_Exercise details_.
From the first line of the data below through the line holding "return (p - L) / (R - L)", output each line exactly and leave the pictures out.

_Material provided_.
= = = =

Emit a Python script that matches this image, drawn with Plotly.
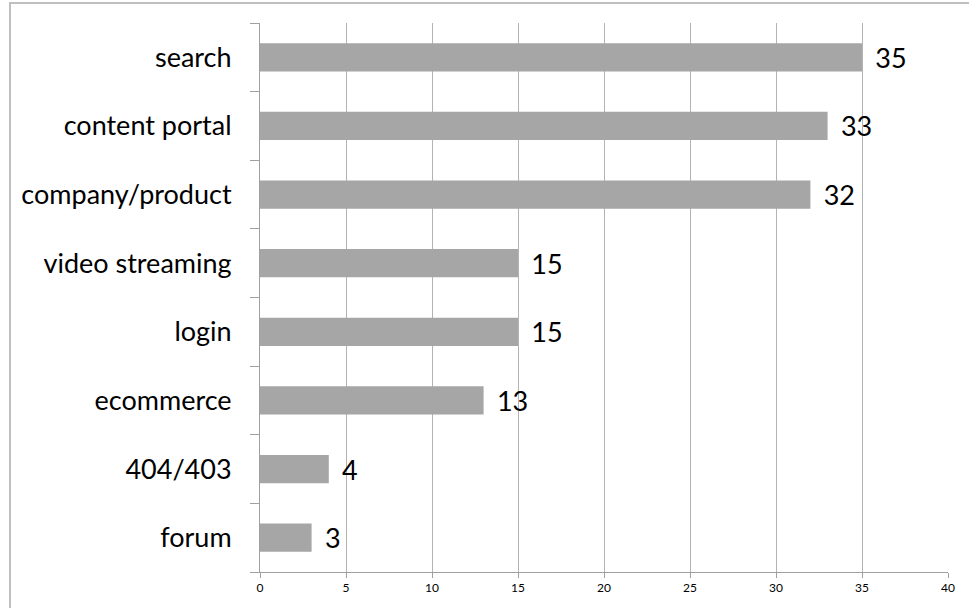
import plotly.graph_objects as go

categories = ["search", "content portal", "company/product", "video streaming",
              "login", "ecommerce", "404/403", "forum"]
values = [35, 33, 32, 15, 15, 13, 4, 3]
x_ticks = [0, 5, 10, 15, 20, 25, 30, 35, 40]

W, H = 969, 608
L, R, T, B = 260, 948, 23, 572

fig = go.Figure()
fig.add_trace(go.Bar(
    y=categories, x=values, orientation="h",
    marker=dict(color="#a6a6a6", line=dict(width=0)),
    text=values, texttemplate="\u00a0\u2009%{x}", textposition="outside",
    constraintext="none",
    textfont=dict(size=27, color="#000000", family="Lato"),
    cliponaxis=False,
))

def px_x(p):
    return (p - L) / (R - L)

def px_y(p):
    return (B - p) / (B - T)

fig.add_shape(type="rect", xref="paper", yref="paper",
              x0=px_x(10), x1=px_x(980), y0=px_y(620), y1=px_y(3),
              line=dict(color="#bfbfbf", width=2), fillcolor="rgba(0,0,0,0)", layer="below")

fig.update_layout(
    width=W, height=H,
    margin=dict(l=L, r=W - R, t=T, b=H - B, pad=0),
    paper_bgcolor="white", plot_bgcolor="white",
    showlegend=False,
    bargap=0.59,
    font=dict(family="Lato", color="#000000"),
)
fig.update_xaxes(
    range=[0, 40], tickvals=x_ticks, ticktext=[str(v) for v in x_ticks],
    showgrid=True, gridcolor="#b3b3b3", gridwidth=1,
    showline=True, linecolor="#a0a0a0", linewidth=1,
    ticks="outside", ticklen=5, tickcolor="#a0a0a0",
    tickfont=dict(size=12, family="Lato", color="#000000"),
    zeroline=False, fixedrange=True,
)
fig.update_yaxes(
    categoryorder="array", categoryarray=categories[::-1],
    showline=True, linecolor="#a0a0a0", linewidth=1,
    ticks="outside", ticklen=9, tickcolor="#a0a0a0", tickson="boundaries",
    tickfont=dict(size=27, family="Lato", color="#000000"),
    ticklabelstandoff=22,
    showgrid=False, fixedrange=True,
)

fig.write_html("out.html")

= = = =

_Worked answer_.
Emit a Python script that matches this image, drawn with Plotly.
import plotly.graph_objects as go

categories = ["search", "content portal", "company/product", "video streaming",
              "login", "ecommerce", "404/403", "forum"]
values = [35, 33, 32, 15, 15, 13, 4, 3]
x_ticks = [0, 5, 10, 15, 20, 25, 30, 35, 40]

W, H = 969, 608
L, R, T, B = 260, 948, 23, 572

fig = go.Figure()
fig.add_trace(go.Bar(
    y=categories, x=values, orientation="h",
    marker=dict(color="#a6a6a6", line=dict(width=0)),
    text=values, texttemplate="\u00a0\u2009%{x}", textposition="outside",
    constraintext="none",
    textfont=dict(size=27, color="#000000", family="Lato"),
    cliponaxis=False,
))

def px_x(p):
    return (p - L) / (R - L)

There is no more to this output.